Dans ce sondage, réalisé auprès d'un échantillon de 995 personnes quelques jours après le lancement du mouvement #balancetonporc, 53% des femmes interrogées disent avoir été confrontées à un ou plusieurs de ces trois cas de figure: agression sexuelle, harcèlement sexuel en dehors du lieu de travail ou au travail.
Dans ce même sondage, par ailleurs, 6% des hommes interrogés disent avoir été victimes d'agression sexuelle, 5% de harcèlement sexuel en dehors de leur lieu de travail et 7% au travail.
L'Ifop et la Fondation Jean Jaurès ont eux publié vendredi 23 février un sondage dans lequel 12% des femmes déclarent avoir été victimes d'un viol au cours de leur vie, ce qui ferait plus de quatre millions de femmes. Cette fois, l'échantillon interrogé comprend plus de 2.000 femmes.
Quelle proportion d'hommes dans la population française peuvent être considérés comme des "agresseurs" sexuels ?
On ne peut pas le dire exactement, puisque pratiquement aucun chiffre n'existe en la matière.
D'après l'enquête Virage, c'est au sein de l'espace privé, c'est-à-dire dans les relations avec la famille, les proches, les conjoints, petits amis et ex, que se produisent l'essentiel des viols et tentatives de viols. Des personnes connues des victimes, donc.
D'après les données compilées par le Haut Conseil à l'Egalité, 83% des femmes victimes de viols ou de tentatives de viols entre 2010 et 2012 connaissaient leur agresseur.
Rien ne permet de savoir quelle part prend la récidive dans ces violences sexuelles de tous types, et donc de déterminer le nombre d'hommes auteurs de violences sexuelles.

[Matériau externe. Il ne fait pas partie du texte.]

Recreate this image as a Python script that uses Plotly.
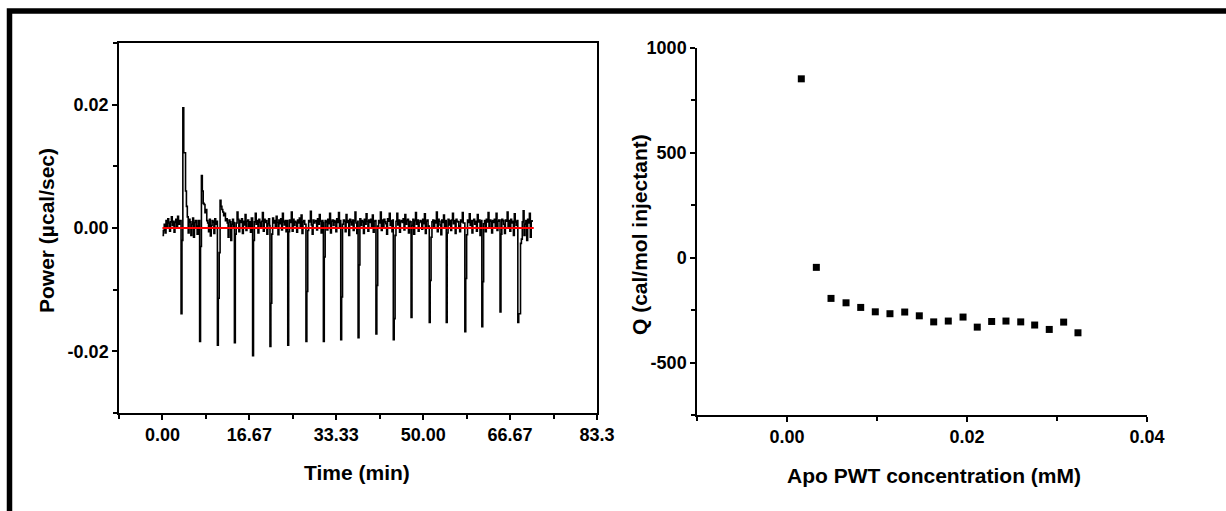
import plotly.graph_objects as go

W, H = 1226, 511

# ---------------- Left panel: raw ITC thermogram ----------------
# power values are stored in units of 1e-4 µcal/sec
sample_interval_min = 0.171

pre_injection_power_e4 = [-12, -4, 6, -8, 12, 3, 15, 8, -5, 10, 18, 4, 11, -7, 9, 14, 2, 19, 6, 12]

injection_times = [3.57, 7.13, 10.54, 13.80, 17.29, 20.62, 24.03, 27.52, 30.86, 34.19,
                   37.52, 40.94, 44.27, 47.68, 51.17, 54.43, 57.99, 61.25, 64.74, 68.15]

injection_power_e4 = [
    [-139, -20, 195, 122, 122, 60, 35, 18, -8, 14, 10, -12, 6, 16, -15, 9, 12, 3, -10, 12],
    [-184, -30, 85, 60, 40, 38, 25, 30, 12, 8, -6, 14, -13, 4, 12, 10, -9, 15, 6, 11],
    [-190, -114, -40, 45, 35, 30, 26, 20, 24, 12, 15, 8, -15, 13, 10, -20, 6, 14, 3, 9],
    [-186, -10, 8, 26, 14, -6, 12, 9, 15, -9, 11, 5, 22, -4, 11, 13, 2, 10, -7, 16],
    [-207, -20, 10, 24, 6, 12, -8, 14, 9, 3, 11, 25, -5, 14, 9, 12, -10, 7, 15, 4],
    [-192, -122, -10, 16, 8, 12, 2, 19, 9, -11, 13, 7, 15, -3, 24, 10, 5, 12, -6, 12],
    [-190, -6, 13, 9, 26, -5, 14, 4, 11, 9, -7, 13, 8, 16, 2, 21, -9, 10, 12, 6],
    [-184, -103, -4, 12, 10, 27, 5, -10, 13, 8, 11, 12, -3, 15, 6, 22, 11, -8, 12, 9],
    [-184, -47, 12, 10, -3, 14, 7, 24, -8, 11, 13, 4, 12, 10, -6, 15, 9, 25, 1, 12],
    [-181, -112, 6, 13, 11, -6, 22, 9, 12, -12, 14, 10, 5, 13, -4, 12, 26, 8, -9, 11],
    [-178, -60, 15, 4, 12, 10, -9, 14, 6, 23, 11, -5, 13, 9, 14, 2, 21, -7, 11, 12],
    [-172, -93, 3, 12, 8, 26, -4, 13, 2, 14, 10, 7, -10, 15, 11, 24, 4, 12, -6, 13],
    [-181, -147, -12, 11, 24, 5, 13, -7, 11, 12, 9, 15, -3, 22, 6, 12, 14, -8, 11, 10],
    [-145, 4, 14, -10, 12, 25, 6, 13, -5, 9, 12, 11, -2, 14, 7, 23, -9, 11, 13, 3],
    [-153, -85, -15, 10, 13, 3, 12, 8, 26, -6, 14, 11, 5, -11, 13, 9, 21, 1, 12, 10],
    [-153, -8, 14, 5, 12, -4, 13, 24, 7, 12, -9, 14, 11, 10, 3, -6, 13, 10, 25, 8],
    [-168, -82, -11, 13, 9, 23, 4, 12, -8, 12, 14, 6, 11, -5, 22, 10, 13, -12, 11, 12],
    [-160, -87, 7, 12, -6, 14, 10, 25, 3, 13, 11, -8, 12, 9, 14, 2, 24, -4, 11, 13],
    [-136, -10, 14, 12, 6, -9, 13, 11, 26, 2, 12, -5, 14, 8, 11, -12, 23, 10, 4, 12],
    [-153, -139, -139, -25, -18, 10, 28, -12, 6, 12, -20, 14, 8, 24, -15, 11, 13],
]

baseline_time = [0.0, 71.2]
baseline_power = [0.0, 0.0]

time_ticks = [0, 16.667, 33.333, 50, 66.667, 83.333]
time_tick_labels = ["0.00", "16.67", "33.33", "50.00", "66.67", "83.3"]
time_minor_ticks = [-8.333, 8.333, 25, 41.667, 58.333, 75]
power_ticks = [0.02, 0.0, -0.02]
power_tick_labels = ["0.02", "0.00", "-0.02"]
power_minor_ticks = [0.03, 0.01, -0.01, -0.03]

# ---------------- Right panel: integrated heats ----------------
concentration_mM = [0.00159, 0.00326, 0.00489, 0.00656, 0.00819, 0.00981, 0.01144, 0.01308,
                    0.01470, 0.01630, 0.01792, 0.01956, 0.02114, 0.02274, 0.02433, 0.02597,
                    0.02752, 0.02914, 0.03074, 0.03233]
q_cal_per_mol = [853, -46, -194, -215, -237, -258, -267, -259, -277, -306,
                 -302, -283, -331, -304, -302, -306, -321, -342, -307, -358]

conc_ticks = [0.0, 0.02, 0.04]
conc_tick_labels = ["0.00", "0.02", "0.04"]
conc_minor_ticks = [-0.01, 0.01, 0.03]
q_ticks = [1000, 500, 0, -500]
q_tick_labels = ["1000", "500", "0", "-500"]
q_minor_ticks = [750, 250, -250, -750]

# ---------------- Build thermogram trace ----------------
time_min, power = [], []
for k, v in enumerate(pre_injection_power_e4):
    time_min.append(k * sample_interval_min)
    power.append(v * 1e-4)
for t0, seg in zip(injection_times, injection_power_e4):
    for k, v in enumerate(seg):
        time_min.append(t0 + k * sample_interval_min)
        power.append(v * 1e-4)

FONT = "Liberation Sans, Arial, sans-serif"
tickfont = dict(family=FONT, size=18, color="black", weight="bold")


def px(x):
    return x / W


def py(y):
    return 1 - y / H


fig = go.Figure()
fig.add_trace(go.Scatter(x=time_min, y=power, mode="lines", line=dict(color="black", width=1.6, shape="hv"),
                         xaxis="x", yaxis="y", hoverinfo="skip"))
fig.add_trace(go.Scatter(x=baseline_time, y=baseline_power, mode="lines", line=dict(color="#ff0000", width=1.8),
                         xaxis="x", yaxis="y"))
fig.add_trace(go.Scatter(x=concentration_mM, y=q_cal_per_mol, mode="markers",
                         marker=dict(symbol="square", size=7, color="black", line=dict(width=0)),
                         xaxis="x2", yaxis="y2"))

axis_common = dict(showgrid=False, zeroline=False, showline=True, linecolor="black", linewidth=1.5,
                   ticks="outside", tickcolor="black", tickwidth=1.5, ticklen=5, tickfont=tickfont,
                   automargin=False)
minor_common = dict(ticks="outside", ticklen=4, tickcolor="black", tickwidth=1.5)

fig.update_layout(
    width=W, height=H,
    margin=dict(l=0, r=0, t=0, b=0),
    paper_bgcolor="white", plot_bgcolor="white",
    showlegend=False,
    xaxis=dict(domain=[px(119), px(597)], range=[-8.333, 83.333], tickvals=time_ticks, ticktext=time_tick_labels,
               minor=dict(tickvals=time_minor_ticks, **minor_common), mirror=True, anchor="y", **axis_common),
    yaxis=dict(domain=[py(413), py(43)], range=[-0.03, 0.03], tickvals=power_ticks, ticktext=power_tick_labels,
               minor=dict(tickvals=power_minor_ticks, **minor_common), mirror=True, anchor="x", **axis_common),
    xaxis2=dict(domain=[px(697), px(1147)], range=[-0.01, 0.04], tickvals=conc_ticks, ticktext=conc_tick_labels,
                minor=dict(tickvals=conc_minor_ticks, **minor_common), anchor="y2", **axis_common),
    yaxis2=dict(domain=[py(415), py(48)], range=[-750, 1000], tickvals=q_ticks, ticktext=q_tick_labels,
                minor=dict(tickvals=q_minor_ticks, **minor_common), anchor="x2", **axis_common),
)

titlefont = dict(family=FONT, size=21, color="black", weight="bold")
annotations = [
    dict(text="Time (min)", x=px(357), y=py(472), xref="paper", yref="paper", showarrow=False,
         xanchor="center", yanchor="middle", font=titlefont),
    dict(text="Power (µcal/sec)", x=px(46), y=py(231), xref="paper", yref="paper", showarrow=False,
         xanchor="center", yanchor="middle", textangle=-90, font=titlefont),
    dict(text="Q (cal/mol injectant)", x=px(639), y=py(235), xref="paper", yref="paper", showarrow=False,
         xanchor="center", yanchor="middle", textangle=-90, font=titlefont),
    dict(text="Apo PWT concentration (mM)", x=px(934), y=py(475), xref="paper", yref="paper", showarrow=False,
         xanchor="center", yanchor="middle", font=titlefont),
]
fig.update_layout(annotations=annotations)

# Thick figure frame (top and left edges visible in the cropped original)
fig.add_shape(type="path", xref="paper", yref="paper",
              path=f"M {px(9.5)},{py(560)} L {px(9.5)},{py(11)} L {px(1300)},{py(11)}",
              line=dict(color="black", width=5.5))

fig.write_html("out.html")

Seuls chiffres concrets disponibles, ceux du ministère de l'Intérieur déjà cités: on y apprend qu'en 2017 "les forces de sécurité ont mis en cause 22.348 personnes pour des crimes ou des délits de violences sexuelles ou de harcèlement sexuels". Ces "auteurs présumés" sont à 98% des hommes. Est-ce à dire que sur un an, il n'y aurait eu "que" 22.348 agresseurs potentiels ? Non, car ces chiffres recensent la seule activité de ces forces de l'ordre.